**DATA FOR THE TASK:**

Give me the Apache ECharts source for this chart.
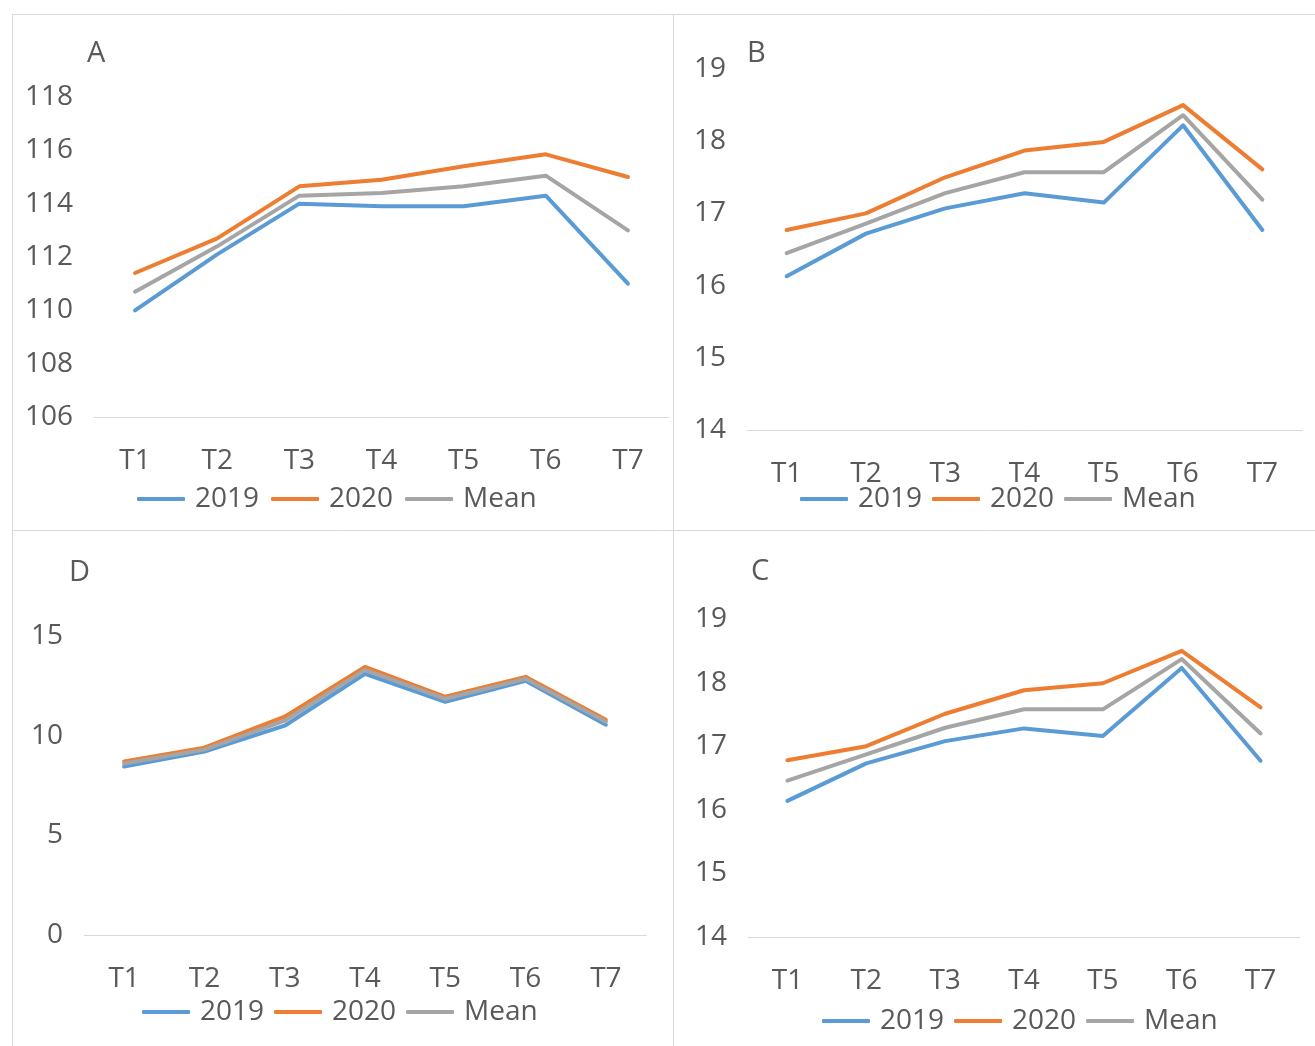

--

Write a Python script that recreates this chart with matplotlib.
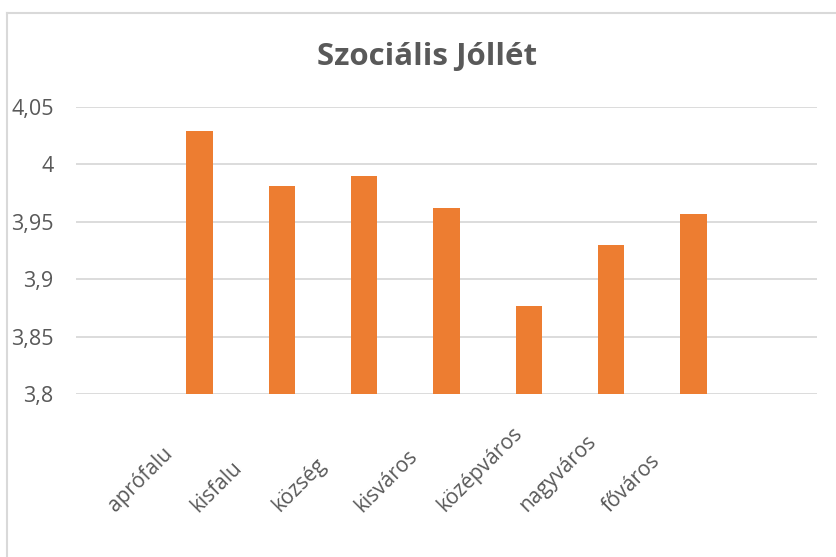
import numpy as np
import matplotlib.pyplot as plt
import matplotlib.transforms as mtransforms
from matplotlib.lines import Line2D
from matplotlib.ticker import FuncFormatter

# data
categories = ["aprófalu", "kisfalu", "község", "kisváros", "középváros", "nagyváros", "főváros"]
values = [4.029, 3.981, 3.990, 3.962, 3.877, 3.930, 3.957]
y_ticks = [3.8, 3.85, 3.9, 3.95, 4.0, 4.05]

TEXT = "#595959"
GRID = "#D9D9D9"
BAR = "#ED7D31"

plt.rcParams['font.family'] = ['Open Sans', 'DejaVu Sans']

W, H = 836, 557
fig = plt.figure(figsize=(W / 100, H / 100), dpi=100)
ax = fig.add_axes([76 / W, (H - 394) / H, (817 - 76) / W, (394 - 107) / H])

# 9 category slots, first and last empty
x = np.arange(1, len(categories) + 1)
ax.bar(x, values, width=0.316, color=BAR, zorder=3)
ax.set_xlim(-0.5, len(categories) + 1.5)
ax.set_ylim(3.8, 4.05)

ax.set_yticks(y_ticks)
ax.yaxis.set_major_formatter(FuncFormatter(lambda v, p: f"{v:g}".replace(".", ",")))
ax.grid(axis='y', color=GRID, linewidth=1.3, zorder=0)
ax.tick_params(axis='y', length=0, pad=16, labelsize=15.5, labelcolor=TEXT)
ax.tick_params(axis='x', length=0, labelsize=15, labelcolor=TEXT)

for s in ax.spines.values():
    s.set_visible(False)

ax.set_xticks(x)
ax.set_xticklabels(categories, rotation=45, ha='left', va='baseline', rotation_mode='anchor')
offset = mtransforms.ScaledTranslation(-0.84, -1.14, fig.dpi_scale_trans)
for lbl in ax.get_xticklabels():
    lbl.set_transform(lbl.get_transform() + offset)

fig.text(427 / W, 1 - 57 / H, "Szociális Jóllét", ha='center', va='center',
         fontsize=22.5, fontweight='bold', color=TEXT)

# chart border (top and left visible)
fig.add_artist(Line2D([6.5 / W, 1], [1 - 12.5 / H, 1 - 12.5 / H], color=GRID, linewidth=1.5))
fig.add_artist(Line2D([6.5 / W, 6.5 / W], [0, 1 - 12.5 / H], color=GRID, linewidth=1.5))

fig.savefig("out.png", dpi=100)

**THE PROBLEM:**
All lines above starting at the one with "Write a Python" and ending at the one with "fontsize=22.5, fontweight='bold', color=TEXT)", inclusive, are to be printed again exactly, with the pictures left out.

**THE SOLUTION:**
Write a Python script that recreates this chart with matplotlib.
import numpy as np
import matplotlib.pyplot as plt
import matplotlib.transforms as mtransforms
from matplotlib.lines import Line2D
from matplotlib.ticker import FuncFormatter

# data
categories = ["aprófalu", "kisfalu", "község", "kisváros", "középváros", "nagyváros", "főváros"]
values = [4.029, 3.981, 3.990, 3.962, 3.877, 3.930, 3.957]
y_ticks = [3.8, 3.85, 3.9, 3.95, 4.0, 4.05]

TEXT = "#595959"
GRID = "#D9D9D9"
BAR = "#ED7D31"

plt.rcParams['font.family'] = ['Open Sans', 'DejaVu Sans']

W, H = 836, 557
fig = plt.figure(figsize=(W / 100, H / 100), dpi=100)
ax = fig.add_axes([76 / W, (H - 394) / H, (817 - 76) / W, (394 - 107) / H])

# 9 category slots, first and last empty
x = np.arange(1, len(categories) + 1)
ax.bar(x, values, width=0.316, color=BAR, zorder=3)
ax.set_xlim(-0.5, len(categories) + 1.5)
ax.set_ylim(3.8, 4.05)

ax.set_yticks(y_ticks)
ax.yaxis.set_major_formatter(FuncFormatter(lambda v, p: f"{v:g}".replace(".", ",")))
ax.grid(axis='y', color=GRID, linewidth=1.3, zorder=0)
ax.tick_params(axis='y', length=0, pad=16, labelsize=15.5, labelcolor=TEXT)
ax.tick_params(axis='x', length=0, labelsize=15, labelcolor=TEXT)

for s in ax.spines.values():
    s.set_visible(False)

ax.set_xticks(x)
ax.set_xticklabels(categories, rotation=45, ha='left', va='baseline', rotation_mode='anchor')
offset = mtransforms.ScaledTranslation(-0.84, -1.14, fig.dpi_scale_trans)
for lbl in ax.get_xticklabels():
    lbl.set_transform(lbl.get_transform() + offset)

fig.text(427 / W, 1 - 57 / H, "Szociális Jóllét", ha='center', va='center',
         fontsize=22.5, fontweight='bold', color=TEXT)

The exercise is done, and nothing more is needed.